**Source material**:
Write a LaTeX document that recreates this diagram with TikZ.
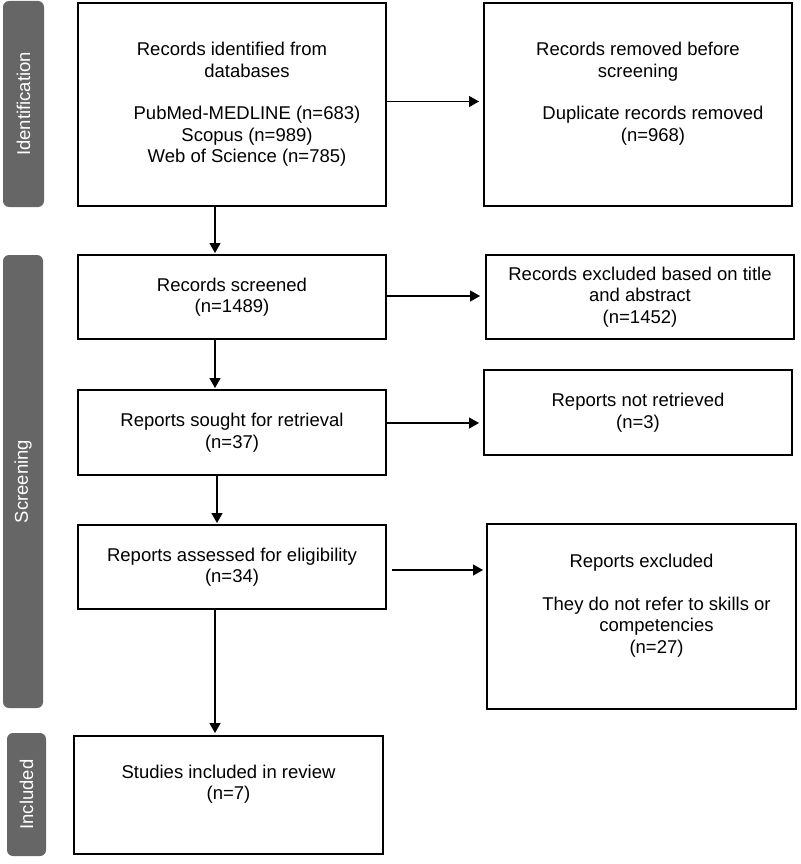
\documentclass[tikz,border=0pt]{standalone}
\usepackage{fontspec}
\setmainfont{Liberation Sans}
\usetikzlibrary{arrows.meta}
\definecolor{phasegray}{HTML}{666666}
% extra depth under the last line, lifts the text a little in its box
\newcommand{\padbelow}{\rule[-25pt]{0pt}{1pt}}
% pushes a centred line a little to the right
\newcommand{\shiftln}{\hspace*{30pt}}

\tikzset{
  flowbox/.style={draw, line width=2pt, minimum width=308pt, inner sep=0pt,
    align=center, font=\fontsize{18.5}{21.5}\selectfont},
  phase/.style={fill=phasegray, rounded corners=6pt, text=white, inner sep=0pt,
    rotate=90, font=\fontsize{18.5}{21.5}\selectfont},
  arr/.style={-{Triangle[length=10pt,width=11pt]}, line width=1.3pt},
}

\begin{document}
\begin{tikzpicture}[x=1pt,y=1pt]
  \useasboundingbox (0,0) rectangle (800,-864);

  % phases
  \node[phase, minimum width=206pt, minimum height=41pt] (idph) at (23.5,-104) {Identification};
  \node[phase, minimum width=453pt, minimum height=40pt] (scph) at (23,-481.5) {Screening};
  \node[phase, minimum width=123pt, minimum height=39pt] (inph) at (26.5,-794.5) {Included};

  % main column
  \node[flowbox, minimum height=203pt] (ident) at (232,-104.5)
    {Records identified from\\\shiftln databases\\[21pt]\shiftln PubMed-MEDLINE (n=683)\\\shiftln Scopus (n=989)\\\shiftln Web of Science (n=785)};
  \node[flowbox, minimum height=84pt] (screened) at (232,-297)
    {Records screened\\(n=1489)};
  \node[flowbox, minimum height=85pt] (sought) at (232,-432.5)
    {Reports sought for retrieval\\(n=37)};
  \node[flowbox, minimum height=84pt] (assessed) at (232,-567)
    {Reports assessed for eligibility\\(n=34)};
  \node[flowbox, minimum width=309pt, minimum height=118pt] (incl) at (228.5,-795)
    {Studies included in review\\(n=7)\padbelow};

  % side column
  \node[flowbox, minimum height=203pt] (removed) at (638,-104.5)
    {Records removed before\\screening\\[21pt]\shiftln Duplicate records removed\\\shiftln (n=968)\padbelow};
  \node[flowbox, minimum height=84pt] (excl) at (640,-297)
    {Records excluded based on title\\and abstract\\(n=1452)};
  \node[flowbox, minimum height=85pt] (notret) at (638,-412.5)
    {Reports not retrieved\\(n=3)};
  \node[flowbox, minimum width=309pt, minimum height=185pt] (repexcl) at (641.5,-616.5)
    {Reports excluded\\[21pt]\shiftln They do not refer to skills or\\\shiftln competencies\\\shiftln (n=27)\padbelow};

  % down arrows
  \draw[arr, shorten >=1pt] ([xshift=-17pt]ident.south) -- ([xshift=-17pt]ident.south |- screened.north);
  \draw[arr, shorten >=1pt] ([xshift=-17pt]screened.south) -- ([xshift=-17pt]screened.south |- sought.north);
  \draw[arr, shorten >=1pt] ([xshift=-15pt]sought.south) -- ([xshift=-15pt]sought.south |- assessed.north);
  \draw[arr, shorten >=2pt] ([xshift=-17pt]assessed.south) -- ([xshift=-17pt]assessed.south |- incl.north);

  % side arrows
  \draw[arr, shorten >=4pt] ([yshift=3pt]ident.east) -- ([yshift=3pt]ident.east -| removed.west);
  \draw[arr, shorten >=5pt] ([yshift=1pt]screened.east) -- ([yshift=1pt]screened.east -| excl.west);
  \draw[arr, shorten >=4pt] ([yshift=9.5pt]sought.east) -- ([yshift=9.5pt]sought.east -| notret.west);
  \draw[arr, shorten <=5pt, shorten >=3pt] ([yshift=-3pt]assessed.east) -- ([yshift=-3pt]assessed.east -| repexcl.west);
\end{tikzpicture}
\end{document}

**What is expected**: Give an exact reproduction of every line, leaving out any picture.

**Exercise solution**:
Write a LaTeX document that recreates this diagram with TikZ.
\documentclass[tikz,border=0pt]{standalone}
\usepackage{fontspec}
\setmainfont{Liberation Sans}
\usetikzlibrary{arrows.meta}
\definecolor{phasegray}{HTML}{666666}
% extra depth under the last line, lifts the text a little in its box
\newcommand{\padbelow}{\rule[-25pt]{0pt}{1pt}}
% pushes a centred line a little to the right
\newcommand{\shiftln}{\hspace*{30pt}}

\tikzset{
  flowbox/.style={draw, line width=2pt, minimum width=308pt, inner sep=0pt,
    align=center, font=\fontsize{18.5}{21.5}\selectfont},
  phase/.style={fill=phasegray, rounded corners=6pt, text=white, inner sep=0pt,
    rotate=90, font=\fontsize{18.5}{21.5}\selectfont},
  arr/.style={-{Triangle[length=10pt,width=11pt]}, line width=1.3pt},
}

\begin{document}
\begin{tikzpicture}[x=1pt,y=1pt]
  \useasboundingbox (0,0) rectangle (800,-864);

  % phases
  \node[phase, minimum width=206pt, minimum height=41pt] (idph) at (23.5,-104) {Identification};
  \node[phase, minimum width=453pt, minimum height=40pt] (scph) at (23,-481.5) {Screening};
  \node[phase, minimum width=123pt, minimum height=39pt] (inph) at (26.5,-794.5) {Included};

  % main column
  \node[flowbox, minimum height=203pt] (ident) at (232,-104.5)
    {Records identified from\\\shiftln databases\\[21pt]\shiftln PubMed-MEDLINE (n=683)\\\shiftln Scopus (n=989)\\\shiftln Web of Science (n=785)};
  \node[flowbox, minimum height=84pt] (screened) at (232,-297)
    {Records screened\\(n=1489)};
  \node[flowbox, minimum height=85pt] (sought) at (232,-432.5)
    {Reports sought for retrieval\\(n=37)};
  \node[flowbox, minimum height=84pt] (assessed) at (232,-567)
    {Reports assessed for eligibility\\(n=34)};
  \node[flowbox, minimum width=309pt, minimum height=118pt] (incl) at (228.5,-795)
    {Studies included in review\\(n=7)\padbelow};

  % side column
  \node[flowbox, minimum height=203pt] (removed) at (638,-104.5)
    {Records removed before\\screening\\[21pt]\shiftln Duplicate records removed\\\shiftln (n=968)\padbelow};
  \node[flowbox, minimum height=84pt] (excl) at (640,-297)
    {Records excluded based on title\\and abstract\\(n=1452)};
  \node[flowbox, minimum height=85pt] (notret) at (638,-412.5)
    {Reports not retrieved\\(n=3)};
  \node[flowbox, minimum width=309pt, minimum height=185pt] (repexcl) at (641.5,-616.5)
    {Reports excluded\\[21pt]\shiftln They do not refer to skills or\\\shiftln competencies\\\shiftln (n=27)\padbelow};

  % down arrows
  \draw[arr, shorten >=1pt] ([xshift=-17pt]ident.south) -- ([xshift=-17pt]ident.south |- screened.north);
  \draw[arr, shorten >=1pt] ([xshift=-17pt]screened.south) -- ([xshift=-17pt]screened.south |- sought.north);
  \draw[arr, shorten >=1pt] ([xshift=-15pt]sought.south) -- ([xshift=-15pt]sought.south |- assessed.north);
  \draw[arr, shorten >=2pt] ([xshift=-17pt]assessed.south) -- ([xshift=-17pt]assessed.south |- incl.north);

  % side arrows
  \draw[arr, shorten >=4pt] ([yshift=3pt]ident.east) -- ([yshift=3pt]ident.east -| removed.west);
  \draw[arr, shorten >=5pt] ([yshift=1pt]screened.east) -- ([yshift=1pt]screened.east -| excl.west);
  \draw[arr, shorten >=4pt] ([yshift=9.5pt]sought.east) -- ([yshift=9.5pt]sought.east -| notret.west);
  \draw[arr, shorten <=5pt, shorten >=3pt] ([yshift=-3pt]assessed.east) -- ([yshift=-3pt]assessed.east -| repexcl.west);
\end{tikzpicture}
\end{document}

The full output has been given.